Dorian arrived on Canada’s Atlantic coast on Saturday with heavy rain and powerful winds, toppling a construction crane in Halifax and knocking out power for hundreds of thousands of people.
It arrived in eastern Canada a day after wreaking havoc on North Carolina’s Outer Banks.
Residents of Nova Scotia braced for heavy rainfall and potential flooding along the coast, as officials in Halifax urged people to secure heavy objects that might become projectiles.
Businesses were encouraged to close early in Halifax, the provincial capital and home to 400,000 people.
A crane toppled and crashed into the side of a downtown apartment building under construction.
In the city’s south end, a roof was ripped off an apartment complex, and firefighter Jeff Paris said several apartment buildings were being evacuated.

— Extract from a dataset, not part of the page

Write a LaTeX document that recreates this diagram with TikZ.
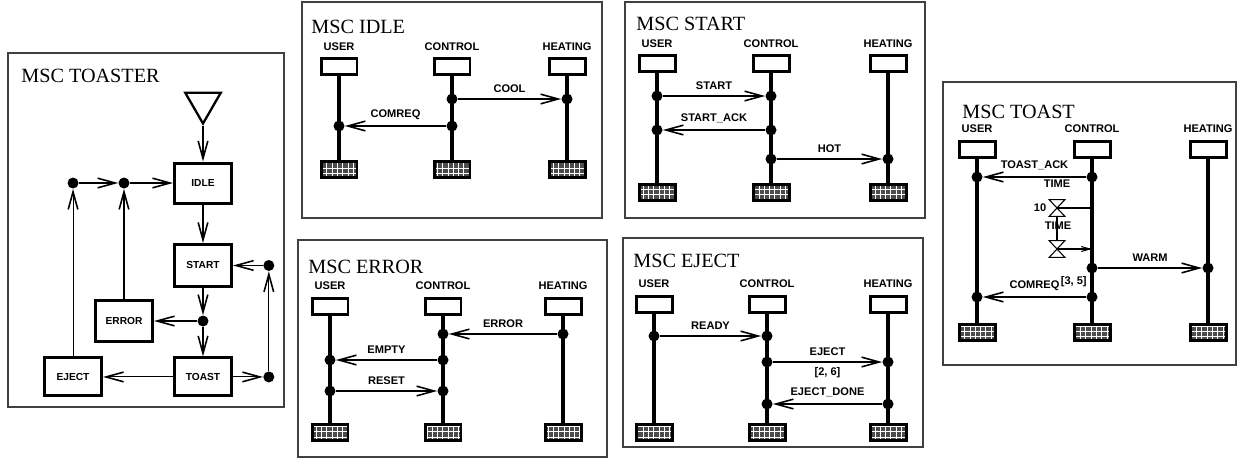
\documentclass[tikz,border=0pt]{standalone}
\usepackage{fontspec}
\setmainfont{Liberation Serif}
\setsansfont{Liberation Sans}
\usepackage{tikz}
\usetikzlibrary{positioning, arrows.meta, patterns, shapes.geometric}
\def\lblfont{\fontsize{6.3}{7}\selectfont\sffamily\bfseries}
\def\boxfont{\fontsize{5.8}{7}\selectfont\sffamily\bfseries}

\begin{document}
\begin{tikzpicture}[
  x=0.02cm, y=-0.02cm,
  panel/.style={draw=black!75, line width=0.7pt},
  title/.style={anchor=base west, inner sep=0, font=\fontsize{11.5}{13}\selectfont},
  inst/.style={draw, line width=1.7pt, minimum width=0.72cm, minimum height=0.32cm, inner sep=0},
  stopbox/.style={draw, line width=1.7pt, preaction={fill=black!70}, pattern=grid, pattern color=white, minimum width=0.72cm, minimum height=0.32cm, inner sep=0},
  instname/.style={font=\lblfont, inner sep=0},
  life/.style={line width=1.9pt},
  ev/.style={circle, fill, inner sep=0, minimum size=0.22cm},
  msg/.style={line width=0.6pt, -{Straight Barb[length=10pt,width=5.5pt,line width=0.9pt]}},
  lab/.style={font=\lblfont, inner sep=0, midway, above=3.5pt},
  lbl/.style={font=\lblfont, inner sep=0},
  timer/.style={minimum width=0.3cm, minimum height=0.32cm, inner sep=0},
  statebox/.style={draw, line width=1.7pt, minimum width=1.14cm, minimum height=0.8cm, inner sep=0, font=\boxfont},
  flow/.style={line width=0.6pt, -{Straight Barb[length=10pt,width=5.5pt,line width=0.9pt]}},
]
  \useasboundingbox (0,0) rectangle (1239,458);

  % Frames and titles
  \draw [panel] (8,53) rectangle (284,407);
  \draw [panel] (302,2) rectangle (602,218);
  \draw [panel] (625,2) rectangle (925,218);
  \draw [panel] (298,240) rectangle (607,457);
  \draw [panel] (623,238) rectangle (923,447);
  \draw [panel] (943,82) rectangle (1236,365);
  \node (toastertitle) [title] at (21,82) {MSC TOASTER};
  \node (idletitle) [title] at (311,33) {MSC IDLE};
  \node (starttitle) [title] at (636,30) {MSC START};
  \node (errortitle) [title] at (308,273) {MSC ERROR};
  \node (ejecttitle) [title] at (633,267) {MSC EJECT};
  \node (toasttitle) [title] at (962,118) {MSC TOAST};

  % Instances of every MSC: head, lifeline, stop
  \foreach \p/\xu/\xc/\xh/\hy/\ey in {idle/339/452/567/66.5/169, start/657/771/888/63.5/192.5,
      error/330/443/563/306/432, eject/654/767/888/304/432.5, toast/977/1092/1208/149/332} {
    \foreach \q/\x/\nm in {user/\xu/USER, control/\xc/CONTROL, heating/\xh/HEATING} {
      \node (\p\q) [inst] at (\x,\hy) {};
      \node (\p\q name) [instname, above=3.5pt of \p\q] {\nm};
      \node (\p\q stop) [stopbox] at (\x,\ey) {};
      \draw [life] (\p\q) -- (\p\q stop);
    }
  }

  % MSC IDLE
  \node (icool1) [ev] at (idlecontrol |- 0,99) {};
  \node (icool2) [ev] at (idleheating |- 0,99) {};
  \node (icomreq1) [ev] at (idlecontrol |- 0,126) {};
  \node (icomreq2) [ev] at (idleuser |- 0,126) {};
  \draw [msg] (icool1) -- (icool2) node [lab] {COOL};
  \draw [msg] (icomreq1) -- (icomreq2) node [lab] {COMREQ};

  % MSC START
  \node (sstart1) [ev] at (startuser |- 0,96) {};
  \node (sstart2) [ev] at (startcontrol |- 0,96) {};
  \node (sack1) [ev] at (startcontrol |- 0,130) {};
  \node (sack2) [ev] at (startuser |- 0,130) {};
  \node (shot1) [ev] at (startcontrol |- 0,159) {};
  \node (shot2) [ev] at (startheating |- 0,159) {};
  \draw [msg] (sstart1) -- (sstart2) node [lab] {START};
  \draw [msg] (sack1) -- (sack2) node [lab] {START\_ACK};
  \draw [msg] (shot1) -- (shot2) node [lab] {HOT};

  % MSC ERROR
  \node (rerror1) [ev] at (errorheating |- 0,334) {};
  \node (rerror2) [ev] at (errorcontrol |- 0,334) {};
  \node (rempty1) [ev] at (errorcontrol |- 0,360) {};
  \node (rempty2) [ev] at (erroruser |- 0,360) {};
  \node (rreset1) [ev] at (erroruser |- 0,391) {};
  \node (rreset2) [ev] at (errorcontrol |- 0,391) {};
  \draw [msg] (rerror1) -- (rerror2) node [lab] {ERROR};
  \draw [msg] (rempty1) -- (rempty2) node [lab] {EMPTY};
  \draw [msg] (rreset1) -- (rreset2) node [lab] {RESET};

  % MSC EJECT
  \node (jready1) [ev] at (ejectuser |- 0,336) {};
  \node (jready2) [ev] at (ejectcontrol |- 0,336) {};
  \node (jeject1) [ev] at (ejectcontrol |- 0,362) {};
  \node (jeject2) [ev] at (ejectheating |- 0,362) {};
  \node (jdone1) [ev] at (ejectheating |- 0,404) {};
  \node (jdone2) [ev] at (ejectcontrol |- 0,404) {};
  \draw [msg] (jready1) -- (jready2) node [lab] {READY};
  \draw [msg] (jeject1) -- (jeject2) node [lab] {EJECT} node [lab, below=3pt] {[2, 6]};
  \draw [msg] (jdone1) -- (jdone2) node [lab] {EJECT\_DONE};

  % MSC TOAST
  \node (tack1) [ev] at (toastcontrol |- 0,177) {};
  \node (tack2) [ev] at (toastuser |- 0,177) {};
  \node (twarm1) [ev] at (toastcontrol |- 0,268) {};
  \node (twarm2) [ev] at (toastheating |- 0,268) {};
  \node (tcomreq1) [ev] at (toastcontrol |- 0,297) {};
  \node (tcomreq2) [ev] at (toastuser |- 0,297) {};
  \draw [msg] (tack1) -- (tack2) node [lab] {TOAST\_ACK};
  \draw [msg] (twarm1) -- (twarm2) node [lab] {WARM};
  \draw [msg] (tcomreq1) -- (tcomreq2) node [lab] {COMREQ} node [lab, pos=0.12, above=5.5pt] {[3, 5]};

  % timer set and timeout
  \node (tone) [timer] at (1057,208) {};
  \node (ttwo) [timer] at (1057,249) {};
  \foreach \t in {tone, ttwo}
    \draw [line width=0.6pt] (\t.north west) -- (\t.north east) -- (\t.south west) -- (\t.south east) -- cycle;
  \coordinate (toneend) at (tone -| toastcontrol);
  \coordinate (ttwoend) at (ttwo -| toastcontrol);
  \draw [line width=0.6pt] (tone.center) -- (toneend);
  \draw [line width=0.6pt] (tone.south) -- (ttwo.north);
  \draw [line width=0.6pt, -{Straight Barb[length=5pt,width=2.8pt]}] (ttwo.center) -- (ttwoend);
  \node (time1) [lbl] at (1057,184) {TIME};
  \node (time2) [lbl] at (1058,226) {TIME};
  \node (ten) [lbl, left=1.5pt of tone] {10};

  % MSC TOASTER
  \node (init) [draw, regular polygon, regular polygon sides=3, shape border rotate=180, minimum size=0.82cm, inner sep=0, line width=1.3pt] at (203,103) {};
  \node (idle) [statebox] at (203,183) {IDLE};
  \node (start) [statebox, minimum height=0.84cm, below=0.77cm of idle] {START};
  \node (toast) [statebox, minimum height=0.76cm, below=1.37cm of start] {TOAST};
  \node (eject) [statebox, minimum height=0.76cm, left=1.4cm of toast] {EJECT};
  \node (error) [statebox, minimum height=0.82cm] at (124,321) {ERROR};

  \node (fork1) [ev] at (eject |- idle) {};
  \node (fork2) [ev] at (error |- idle) {};
  \node (fork3) [ev] at (start |- error) {};
  \node (fork4) [ev, right=0.6cm of toast] {};
  \node (fork5) [ev] at (fork4 |- start) {};

  \draw [flow] (init.corner 1) -- (idle);
  \draw [flow] (idle) -- (start);
  \draw [flow] (start) -- (fork3);
  \draw [flow] (fork3) -- (error);
  \draw [flow] (fork3) -- (toast);
  \draw [flow] (toast) -- (fork4);
  \draw [flow] (fork4) -- (fork5);
  \draw [flow] (fork5) -- (start);
  \draw [flow] (toast) -- (eject);
  \draw [flow] (eject) -- (fork1);
  \draw [flow] (error) -- (fork2);
  \draw [flow] (fork1) -- (fork2);
  \draw [flow] (fork2) -- (idle);

\end{tikzpicture}
\end{document}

With the collapsed crane and all the down trees and power lines, it was fortunate there are no significant injuries or deaths, he said.
“The power went out hours ago, but we were well prepared,” said Tim Rissesco, who lives on the east side of Halifax harbor in Dartmouth.
“We’ve got snacks and food and we’re hunkered down in the house playing board games and watching the rain and the wind.”
As Canada prepared for Dorian, floodwaters receded on Saturday from North Carolina’s Outer Banks, leaving behind a muddy trail of destruction.
The storm’s worst damage in the US appeared to be on Ocracoke Island, which even in good weather is accessible only by boat or air and is popular with tourists for its undeveloped beaches.
Longtime residents who waited out the storm described strong but manageable winds followed by a wall of water that flooded the first floors of many homes and forced some to await rescue from their attics.
The storm made landfall on Friday morning over the Outer Banks as a far weaker storm than the monster that devastated the Bahamas .
Yet despite having been downgraded to a Category 1 storm, it still sent seawater surging into homes on Ocracoke, many for the first time in memory.
Meanwhile, more than 1,100 Bahamians arrived in Palm Beach, Florida, after being evacuated by cruise ship from their hurricane-battered islands.
Dorian swept across the Canadian Maritimes and forecasters expected it to pass near or over western Newfoundland on Sunday.
Canadian officials prepared for the possibility of flooding, washouts and storm surges, and public safety minister Ralph Goodale said the military was mobilizing to assist Nova Scotia.
Nova Scotia Power Inc reported more than 300,000 customers were in the dark by 7 pm local time, with power out in parts of Halifax, Prince Edward Island and New Brunswick.
Karen Hutt, the utility’s chief executive, said Dorian is the largest weather event the company had ever responded to, and 1,000 workers were ready to restore power once it was safe.
Hurricanes in Canada are somewhat rare in part because once the storms reach colder Canadian waters, they lose their main source of energy.
Canadian Hurricane Centre meteorologist Ian Hubbard said the last hurricanes to make landfall in Canada were Hurricane Igor and Hurricane Earl in September, 2010.